6 surprising reasons you pay so much for auto insurance
You know that you’ll pay more for auto insurance if you have a driving record spotted with accidents and speeding tickets.
But your driving record is just one of the factors that go into determining how much you’ll pay for auto insurance. And you have little to no control over many of these. Your gender, age, commute to work and neighborhood crime statistics all play a role in your auto insurance premium.
This is why you might pay more than your neighbor, cousin or sister for auto insurance, even if your driving record is no worse.
“The initial insurance rates are often fairly set and constant,” says Bruce Kestenbaum, general manager of Elder Insurance Services in Tampa, Florida. “But it’s the discounts and variables that can really change what you pay. You can get discounts for a lot of things. Some are based on steps you take, but others are based on who you are and where you live. That’s where premiums can really fluctuate.”
Want to know what really determines your premiums? Here are 6 key factors.
1. Where you live influences what you pay for auto insurance
Your state and county matter when insurers are setting premiums. But just as important is more specific information on where you live, according to Max Cron, marketing assistant with Superior Honda in Harvey, Louisiana.
How specific? Cron says that insurers pay close attention to your neighborhood and street address. The wrong address could result in higher auto premiums, he says.
“Auto insurance agencies might have higher rates for neighborhoods or streets that experience a higher number of accidents or even high numbers of car thefts or break-ins,” Cron says.
2. Your occupation and your commute (sorry, road warriors)
Cron says that your occupation can equal higher or lower insurance premiums. If you spend much of your work day driving, your insurance rates will be higher. As Cron puts it, doctors will generally pay lower insurance premiums than will consumers who drive delivery trucks or who list Uber driver as their occupation.
You’ll also pay a higher premium if you must slog through a long commute to your office each day. How much your rates will rise depends in part on where you live and work. But you can expect to pay higher rates the longer your commute to work takes, Cron says.
3. Your car (and whether it’s safer or not)
Kestenbaum says that drivers can help themselves when it comes to lower rates by purchasing safer cars. They might also pay less by taking steps to make their existing cars safer.

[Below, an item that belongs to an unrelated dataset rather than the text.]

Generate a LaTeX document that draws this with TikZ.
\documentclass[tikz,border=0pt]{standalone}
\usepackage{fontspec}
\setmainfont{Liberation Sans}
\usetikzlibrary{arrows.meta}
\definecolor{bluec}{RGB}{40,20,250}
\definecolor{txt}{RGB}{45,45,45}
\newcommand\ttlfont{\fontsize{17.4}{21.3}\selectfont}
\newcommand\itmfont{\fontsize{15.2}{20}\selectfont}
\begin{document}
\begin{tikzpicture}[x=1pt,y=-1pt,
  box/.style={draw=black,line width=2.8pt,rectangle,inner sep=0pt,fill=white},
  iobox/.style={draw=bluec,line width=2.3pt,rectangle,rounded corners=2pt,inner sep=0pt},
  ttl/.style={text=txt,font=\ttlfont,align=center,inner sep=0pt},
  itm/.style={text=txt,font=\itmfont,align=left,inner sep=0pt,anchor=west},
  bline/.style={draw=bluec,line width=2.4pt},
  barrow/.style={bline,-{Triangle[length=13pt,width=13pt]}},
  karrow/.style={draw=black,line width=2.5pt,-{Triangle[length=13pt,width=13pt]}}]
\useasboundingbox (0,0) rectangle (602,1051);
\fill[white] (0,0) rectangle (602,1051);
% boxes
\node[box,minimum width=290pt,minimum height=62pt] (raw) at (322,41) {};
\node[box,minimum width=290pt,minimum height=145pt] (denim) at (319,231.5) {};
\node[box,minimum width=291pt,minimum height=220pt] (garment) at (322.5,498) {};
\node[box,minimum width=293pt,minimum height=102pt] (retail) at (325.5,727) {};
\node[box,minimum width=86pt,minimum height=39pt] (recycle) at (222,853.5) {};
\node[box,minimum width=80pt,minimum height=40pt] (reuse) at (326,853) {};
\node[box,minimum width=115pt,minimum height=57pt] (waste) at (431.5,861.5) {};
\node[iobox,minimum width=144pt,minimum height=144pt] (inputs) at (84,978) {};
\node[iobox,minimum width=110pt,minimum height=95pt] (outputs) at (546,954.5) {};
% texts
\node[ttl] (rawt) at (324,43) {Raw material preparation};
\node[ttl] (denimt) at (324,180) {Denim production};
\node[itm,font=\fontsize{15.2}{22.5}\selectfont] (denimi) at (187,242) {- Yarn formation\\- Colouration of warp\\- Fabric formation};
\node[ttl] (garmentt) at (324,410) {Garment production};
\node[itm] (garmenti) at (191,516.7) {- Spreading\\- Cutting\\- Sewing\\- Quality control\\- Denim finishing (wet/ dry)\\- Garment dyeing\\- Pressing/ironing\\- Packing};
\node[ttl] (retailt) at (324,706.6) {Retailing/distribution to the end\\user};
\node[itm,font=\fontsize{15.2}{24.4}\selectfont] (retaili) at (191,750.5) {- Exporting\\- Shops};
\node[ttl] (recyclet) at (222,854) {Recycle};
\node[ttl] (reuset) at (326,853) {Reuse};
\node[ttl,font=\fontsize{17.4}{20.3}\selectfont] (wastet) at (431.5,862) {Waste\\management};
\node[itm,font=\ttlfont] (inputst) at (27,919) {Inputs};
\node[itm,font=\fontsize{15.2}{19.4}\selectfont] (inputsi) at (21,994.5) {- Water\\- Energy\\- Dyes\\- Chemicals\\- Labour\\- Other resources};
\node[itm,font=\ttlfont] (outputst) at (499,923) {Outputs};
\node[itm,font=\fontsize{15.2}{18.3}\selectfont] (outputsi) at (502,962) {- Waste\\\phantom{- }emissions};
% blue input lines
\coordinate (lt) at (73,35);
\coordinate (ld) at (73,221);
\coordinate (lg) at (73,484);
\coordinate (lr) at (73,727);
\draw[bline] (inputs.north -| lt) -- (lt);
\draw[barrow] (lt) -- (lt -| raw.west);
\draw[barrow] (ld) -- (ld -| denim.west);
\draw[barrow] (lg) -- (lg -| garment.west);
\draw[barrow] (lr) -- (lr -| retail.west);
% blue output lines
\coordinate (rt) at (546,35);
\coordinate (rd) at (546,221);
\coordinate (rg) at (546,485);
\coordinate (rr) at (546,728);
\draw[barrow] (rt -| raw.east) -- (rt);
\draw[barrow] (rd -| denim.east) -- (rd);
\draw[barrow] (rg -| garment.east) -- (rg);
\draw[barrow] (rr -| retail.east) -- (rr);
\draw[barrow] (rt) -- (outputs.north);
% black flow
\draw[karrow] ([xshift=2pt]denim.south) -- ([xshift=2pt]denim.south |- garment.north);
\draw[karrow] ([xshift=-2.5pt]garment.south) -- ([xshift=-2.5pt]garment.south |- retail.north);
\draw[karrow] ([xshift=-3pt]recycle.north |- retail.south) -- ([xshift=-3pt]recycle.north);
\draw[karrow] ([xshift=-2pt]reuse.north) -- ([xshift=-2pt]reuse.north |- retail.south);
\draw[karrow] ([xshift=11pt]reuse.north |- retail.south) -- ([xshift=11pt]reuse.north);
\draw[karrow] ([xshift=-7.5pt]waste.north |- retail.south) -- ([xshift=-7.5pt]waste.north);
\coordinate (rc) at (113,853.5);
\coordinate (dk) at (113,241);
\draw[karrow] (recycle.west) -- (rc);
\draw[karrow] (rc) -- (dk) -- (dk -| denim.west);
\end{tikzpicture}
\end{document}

Kestenbaum says that drivers can receive discounts for safety features such as anti-lock brakes or air bags. You can also lower your rates by equipping your car with anti-theft devices. This reduces the chance that thieves will target your vehicle for a break-in, and that lowers the odds that your insurer will have to pay out for broken windows or stoen cars.
See also: 5 tech innovations making cars safer
Motorists who drive newer model cars that score highly in crash-safety tests could earn lower insurance rates. If you instead choose a sportscar that performs poorly on safety tests, you might pay more for your insurance, according to the company.
4. Your gender (statistics don’t discriminate)
You’ll pay more: Your gender matters, too, when it comes to auto insurance. Cron says that men generally pay higher insurance premiums than do women.
Don’t think of this as discrimination, Cron says. Insurance companies are relying purely on statistics here.
“This is very common, and is based completely on statistics. Compared side by side, women are safer drivers,” Cron says. “Men are involved in more auto accidents and receive more driving violations.”
5. Your age (it’s tough for teens)
You’ll generally pay more for auto insurance if you are younger. That’s because you have less experience behind the wheel and are more likely to cause an accident that requires your insurer to make a big payout.
The drivers who tend to get hit with the highest auto insurance rates? Teens, and especially teen males.
Chris Long, CEO of Longevity Insurance Brokers in Denver, says that parents can help reduce the insurance hit they often take when their teen drivers first get on their insurance policies. The best way is to make sure that their teens get good grades. Long says that drivers under the age of 25 can often earn a discount by maintaining a “B” average or by scoring in the top 20 percent on certain standardized tests.
Teens can reduce their rates by taking a safe driving class, which many insurance carriers offer. They will pay less, too, if they drive an older car, Long says.
“If you can get a high-mileage car that also has safety features like theft protection, air bags and anti-lock brakes, then you will save a significant amount,” Long says.
6. Your marital status (thank your spouse)
One of the benefits of marriage? Your auto insurance premiums might be lower. That’s because statistics show that married drivers are less likely to cause accidents. They’re safer insurance risks than are single drivers, and insurance companies reward them with lower rates.